Which is to say, there’s a certain “I told you so” satisfaction as a Reason staffer to railing against powerful government for years, only to be the victim of authoritarian predations worse than anything we had any cause to expect. We’d warned that officials are thin-skinned, convinced of their own superiority over mere mortals, and prone to use every tool at their disposal as bludgeons against personal and state enemies. Damned if we weren’t right. Never again will our opponents be able to credibly accuse of us of overstating the case when we warn that the American state apparatus is out of hand. Because our readers were targeted by a bunch of political goons and we were threatened with legal consequences if we publicly objected!

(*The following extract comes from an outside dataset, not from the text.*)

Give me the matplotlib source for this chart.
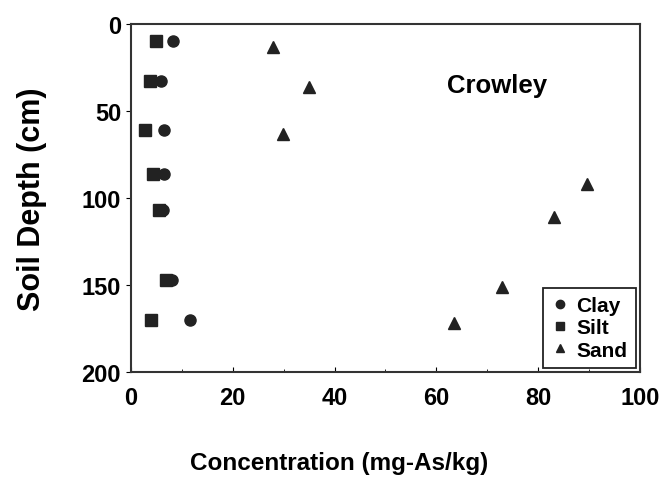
import numpy as np
import matplotlib
matplotlib.use('Agg')
from matplotlib import pyplot as plt
from matplotlib.ticker import MultipleLocator

plt.rcParams['font.family'] = ['Liberation Sans', 'DejaVu Sans']
plt.rcParams['font.weight'] = 'bold'

# depth (cm) and concentration (mg-As/kg)
clay_depth = [10, 33, 61, 86, 107, 147, 170]
clay_conc = [8.2, 6.0, 6.6, 6.6, 6.4, 8.0, 11.6]

silt_depth = [10, 33, 61, 86, 107, 147, 170]
silt_conc = [5.0, 3.8, 2.8, 4.4, 5.6, 7.0, 4.0]

sand_depth = [13, 36, 63, 92, 111, 151, 172]
sand_conc = [28.0, 35.0, 29.8, 89.5, 83.0, 72.8, 63.5]

xticks = [0, 20, 40, 60, 80, 100]
yticks = [0, 50, 100, 150, 200]

fig = plt.figure(figsize=(6.64, 4.89), dpi=100)
ax = fig.add_axes([0.197, 0.237, 0.767, 0.712])

mk = dict(color='#222222', linestyle='none', markersize=8)
ax.plot(clay_conc, clay_depth, marker='o', label='Clay', **mk)
ax.plot(silt_conc, silt_depth, marker='s', label='Silt', **mk)
ax.plot(sand_conc, sand_depth, marker='^', label='Sand', **mk)

ax.set_xlim(0, 100)
ax.set_ylim(200, 0)
ax.set_xticks(xticks)
ax.set_yticks(yticks)
ax.xaxis.set_minor_locator(MultipleLocator(10))
ax.tick_params(axis='x', which='both', direction='in', labelsize=17, pad=10)
ax.tick_params(axis='y', direction='out', labelsize=17)
for s in ax.spines.values():
    s.set_linewidth(1.5)
    s.set_color('#333333')

ax.set_xlabel('Concentration (mg-As/kg)', fontsize=17.5, fontweight='bold')
ax.xaxis.set_label_coords(0.41, -0.226)
ax.set_ylabel('Soil Depth (cm)', fontsize=22, fontweight='bold')
ax.yaxis.set_label_coords(-0.165, 0.5)

ax.text(72, 35, 'Crowley', fontsize=18.5, fontweight='bold', ha='center', va='center')

leg = ax.legend(loc='lower right', fancybox=False, edgecolor='#222222', framealpha=1,
                handlelength=0.8, handletextpad=0.4, borderaxespad=0.2, labelspacing=0.15,
                prop={'size': 15, 'weight': 'bold'}, markerscale=0.75)
leg.get_frame().set_linewidth(1.3)

fig.savefig('out.png', dpi=100)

But we could do without the vindication.
Frankly, after laboring under an official ban on speaking out against a despicable government assault, it’s easy to embrace the Reason commenters’ antipathy toward the powers that be, if not their prescribed solutions. In fact, it’s tempting to wish for this case to culminate in Preet Bharara, Frank Maas, Niketh Velamoor, and Katherine Forrest savagely clawing at one another in a desperate struggle for the final seat on the last flight out. Because, while America should always have room for people who respect liberty and value vigorous debate, they don’t share that respect. This country is entirely too good for the likes of them.
But it’s enough if the damage they’ve done leads to the offices they hold being stripped of the power to do such harm again.
Oh, and if you haven’t heard about this little incident from your favorite news outlets, perhaps you should contact them and ask why.